— START —
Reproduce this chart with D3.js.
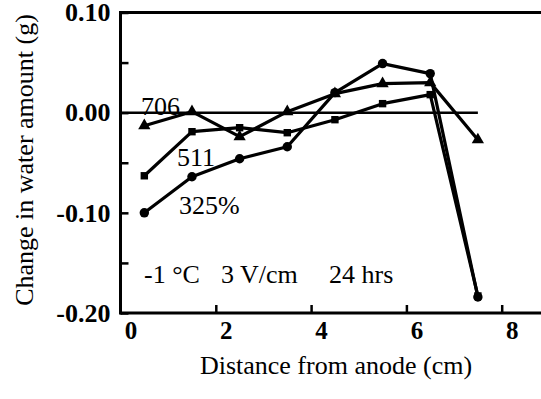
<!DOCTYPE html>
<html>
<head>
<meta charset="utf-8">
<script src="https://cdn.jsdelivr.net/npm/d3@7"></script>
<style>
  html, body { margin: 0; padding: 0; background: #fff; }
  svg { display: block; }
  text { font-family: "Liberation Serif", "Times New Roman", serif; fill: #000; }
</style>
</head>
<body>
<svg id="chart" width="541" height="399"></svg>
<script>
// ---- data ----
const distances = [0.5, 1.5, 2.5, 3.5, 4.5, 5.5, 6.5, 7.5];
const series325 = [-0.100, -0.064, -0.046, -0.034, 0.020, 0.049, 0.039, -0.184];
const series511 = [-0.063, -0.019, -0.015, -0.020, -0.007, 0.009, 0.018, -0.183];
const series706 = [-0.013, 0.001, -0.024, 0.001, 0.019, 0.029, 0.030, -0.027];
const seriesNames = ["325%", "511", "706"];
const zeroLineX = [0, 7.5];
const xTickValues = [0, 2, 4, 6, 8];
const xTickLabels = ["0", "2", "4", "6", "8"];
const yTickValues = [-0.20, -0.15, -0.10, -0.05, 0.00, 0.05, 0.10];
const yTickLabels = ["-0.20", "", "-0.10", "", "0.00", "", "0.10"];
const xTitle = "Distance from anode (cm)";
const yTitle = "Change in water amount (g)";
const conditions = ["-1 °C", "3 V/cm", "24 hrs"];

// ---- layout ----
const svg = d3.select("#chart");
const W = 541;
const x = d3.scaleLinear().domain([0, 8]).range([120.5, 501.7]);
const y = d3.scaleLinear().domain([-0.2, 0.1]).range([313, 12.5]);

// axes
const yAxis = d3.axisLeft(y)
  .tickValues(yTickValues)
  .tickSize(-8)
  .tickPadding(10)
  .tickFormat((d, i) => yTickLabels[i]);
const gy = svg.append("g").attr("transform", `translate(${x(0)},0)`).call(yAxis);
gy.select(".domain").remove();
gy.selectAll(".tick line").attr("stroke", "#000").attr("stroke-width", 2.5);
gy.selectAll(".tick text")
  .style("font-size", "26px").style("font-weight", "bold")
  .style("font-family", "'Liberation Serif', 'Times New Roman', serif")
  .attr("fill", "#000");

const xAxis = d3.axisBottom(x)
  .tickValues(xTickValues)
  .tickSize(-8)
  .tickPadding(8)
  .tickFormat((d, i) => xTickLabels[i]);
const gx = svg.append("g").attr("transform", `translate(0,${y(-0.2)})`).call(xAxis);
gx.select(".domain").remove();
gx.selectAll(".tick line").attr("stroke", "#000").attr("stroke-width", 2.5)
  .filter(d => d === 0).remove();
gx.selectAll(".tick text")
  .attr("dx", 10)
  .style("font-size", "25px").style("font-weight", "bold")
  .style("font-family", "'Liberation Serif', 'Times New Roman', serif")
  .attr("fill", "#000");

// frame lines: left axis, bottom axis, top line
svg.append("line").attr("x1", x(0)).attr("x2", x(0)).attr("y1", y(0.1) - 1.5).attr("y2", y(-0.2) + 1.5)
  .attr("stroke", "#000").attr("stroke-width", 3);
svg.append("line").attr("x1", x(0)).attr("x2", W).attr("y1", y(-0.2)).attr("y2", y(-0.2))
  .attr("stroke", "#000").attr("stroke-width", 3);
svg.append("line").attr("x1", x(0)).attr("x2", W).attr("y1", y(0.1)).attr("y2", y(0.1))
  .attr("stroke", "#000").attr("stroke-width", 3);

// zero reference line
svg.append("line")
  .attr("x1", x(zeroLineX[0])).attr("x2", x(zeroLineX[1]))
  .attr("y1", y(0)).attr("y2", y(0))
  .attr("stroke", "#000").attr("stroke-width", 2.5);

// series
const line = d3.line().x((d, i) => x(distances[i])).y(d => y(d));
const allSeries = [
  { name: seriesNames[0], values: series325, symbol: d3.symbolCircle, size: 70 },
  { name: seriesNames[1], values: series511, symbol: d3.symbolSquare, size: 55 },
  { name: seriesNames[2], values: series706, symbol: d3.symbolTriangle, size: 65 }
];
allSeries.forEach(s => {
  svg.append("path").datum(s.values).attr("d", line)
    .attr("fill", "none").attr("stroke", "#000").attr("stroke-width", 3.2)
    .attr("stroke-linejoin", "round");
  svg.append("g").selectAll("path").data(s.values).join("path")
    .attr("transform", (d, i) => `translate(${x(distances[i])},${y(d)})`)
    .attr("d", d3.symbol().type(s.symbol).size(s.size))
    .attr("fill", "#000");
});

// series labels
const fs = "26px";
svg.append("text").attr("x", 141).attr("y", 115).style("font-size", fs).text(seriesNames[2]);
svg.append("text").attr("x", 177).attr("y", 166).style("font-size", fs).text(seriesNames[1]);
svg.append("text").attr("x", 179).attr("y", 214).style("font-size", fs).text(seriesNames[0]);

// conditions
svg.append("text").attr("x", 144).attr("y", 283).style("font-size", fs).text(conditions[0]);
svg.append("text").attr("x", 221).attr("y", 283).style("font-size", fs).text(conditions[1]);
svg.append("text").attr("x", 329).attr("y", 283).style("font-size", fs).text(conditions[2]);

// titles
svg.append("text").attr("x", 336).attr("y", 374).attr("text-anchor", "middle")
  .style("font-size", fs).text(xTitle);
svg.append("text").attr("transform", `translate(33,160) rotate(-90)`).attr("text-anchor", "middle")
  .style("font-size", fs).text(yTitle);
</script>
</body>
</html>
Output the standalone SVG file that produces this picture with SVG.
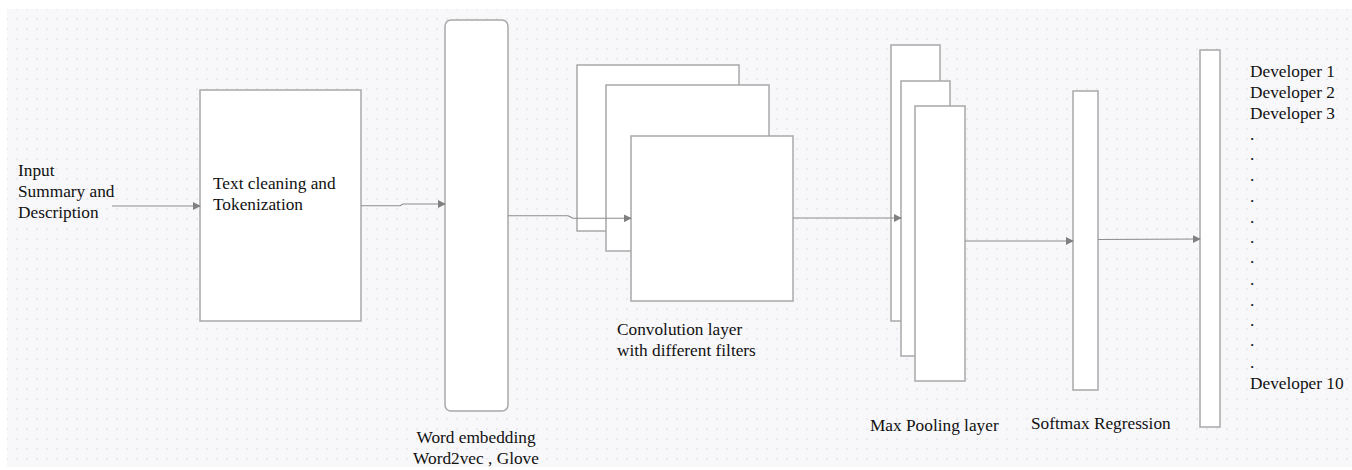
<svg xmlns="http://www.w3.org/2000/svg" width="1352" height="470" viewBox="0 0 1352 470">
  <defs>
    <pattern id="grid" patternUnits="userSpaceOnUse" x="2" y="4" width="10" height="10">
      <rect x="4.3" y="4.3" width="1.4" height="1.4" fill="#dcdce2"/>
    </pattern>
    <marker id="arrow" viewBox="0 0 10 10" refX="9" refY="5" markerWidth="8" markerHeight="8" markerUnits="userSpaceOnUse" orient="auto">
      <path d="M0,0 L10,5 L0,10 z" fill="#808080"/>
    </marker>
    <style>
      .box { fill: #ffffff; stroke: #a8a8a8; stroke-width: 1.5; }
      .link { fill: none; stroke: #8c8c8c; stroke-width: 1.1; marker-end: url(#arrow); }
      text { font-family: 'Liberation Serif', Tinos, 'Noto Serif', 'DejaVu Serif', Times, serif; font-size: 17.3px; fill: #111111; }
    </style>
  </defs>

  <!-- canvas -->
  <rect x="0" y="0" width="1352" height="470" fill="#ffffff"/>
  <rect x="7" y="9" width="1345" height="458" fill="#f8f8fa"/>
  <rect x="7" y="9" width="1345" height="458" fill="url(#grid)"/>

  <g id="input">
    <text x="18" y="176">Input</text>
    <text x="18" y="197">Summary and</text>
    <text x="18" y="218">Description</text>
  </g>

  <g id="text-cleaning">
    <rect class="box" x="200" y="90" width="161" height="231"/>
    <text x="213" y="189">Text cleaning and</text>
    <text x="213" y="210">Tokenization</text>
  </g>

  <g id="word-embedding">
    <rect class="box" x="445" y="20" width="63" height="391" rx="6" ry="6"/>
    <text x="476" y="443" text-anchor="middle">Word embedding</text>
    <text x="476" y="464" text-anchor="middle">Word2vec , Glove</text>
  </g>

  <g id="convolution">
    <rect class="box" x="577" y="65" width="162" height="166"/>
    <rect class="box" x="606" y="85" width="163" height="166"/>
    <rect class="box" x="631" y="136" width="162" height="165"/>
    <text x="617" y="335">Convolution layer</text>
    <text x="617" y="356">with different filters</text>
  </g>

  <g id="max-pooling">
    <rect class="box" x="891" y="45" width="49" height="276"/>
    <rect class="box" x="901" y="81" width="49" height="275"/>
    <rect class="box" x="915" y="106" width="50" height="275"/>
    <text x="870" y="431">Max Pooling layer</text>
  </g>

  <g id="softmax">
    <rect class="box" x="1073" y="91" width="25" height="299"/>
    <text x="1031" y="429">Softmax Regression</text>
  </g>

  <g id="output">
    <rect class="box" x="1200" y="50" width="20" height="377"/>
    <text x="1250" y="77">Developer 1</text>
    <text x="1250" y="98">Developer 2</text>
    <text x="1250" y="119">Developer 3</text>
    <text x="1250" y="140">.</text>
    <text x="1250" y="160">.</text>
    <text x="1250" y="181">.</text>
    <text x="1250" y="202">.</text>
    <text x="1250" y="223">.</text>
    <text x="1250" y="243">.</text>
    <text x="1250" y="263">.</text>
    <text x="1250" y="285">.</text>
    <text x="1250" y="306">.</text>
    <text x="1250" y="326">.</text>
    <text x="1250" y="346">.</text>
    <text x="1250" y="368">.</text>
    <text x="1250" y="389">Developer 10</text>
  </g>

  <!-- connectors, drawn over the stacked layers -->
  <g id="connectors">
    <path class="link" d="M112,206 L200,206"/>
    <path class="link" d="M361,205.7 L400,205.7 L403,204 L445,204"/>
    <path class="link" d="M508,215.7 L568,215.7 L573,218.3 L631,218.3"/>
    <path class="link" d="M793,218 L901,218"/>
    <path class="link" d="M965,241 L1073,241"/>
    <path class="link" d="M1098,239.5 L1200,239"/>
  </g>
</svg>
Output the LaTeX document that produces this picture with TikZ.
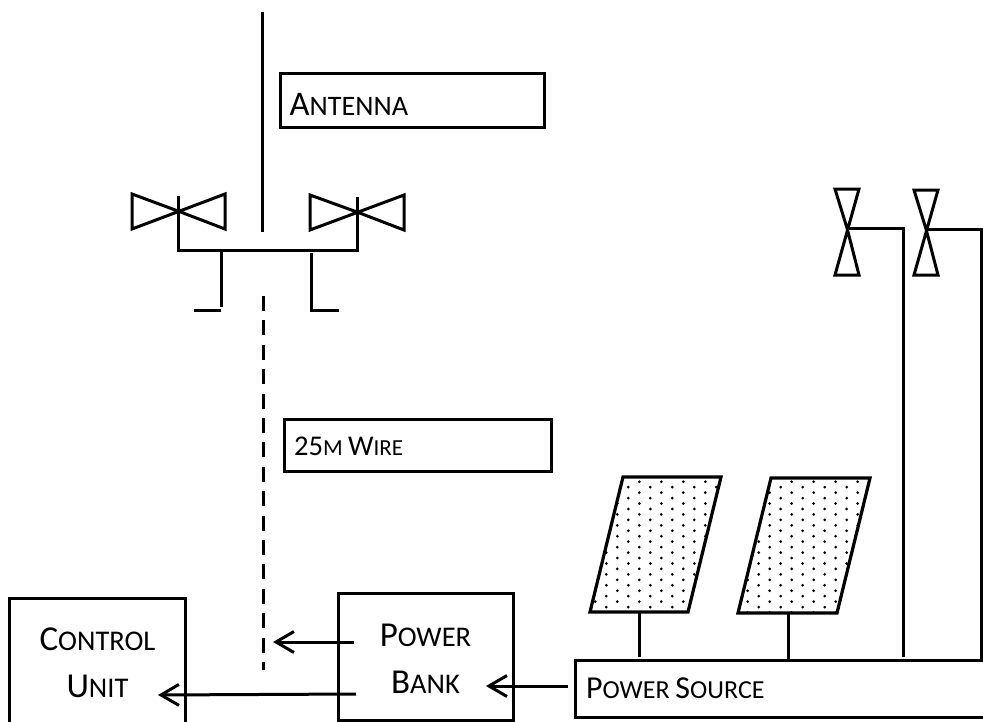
— END —
» Goal
Read the entries and show each line that mentions "produces".

» Solution to the exercise
Output the standalone SVG file that produces this picture with SVG.
Output the LaTeX document that produces this picture with TikZ.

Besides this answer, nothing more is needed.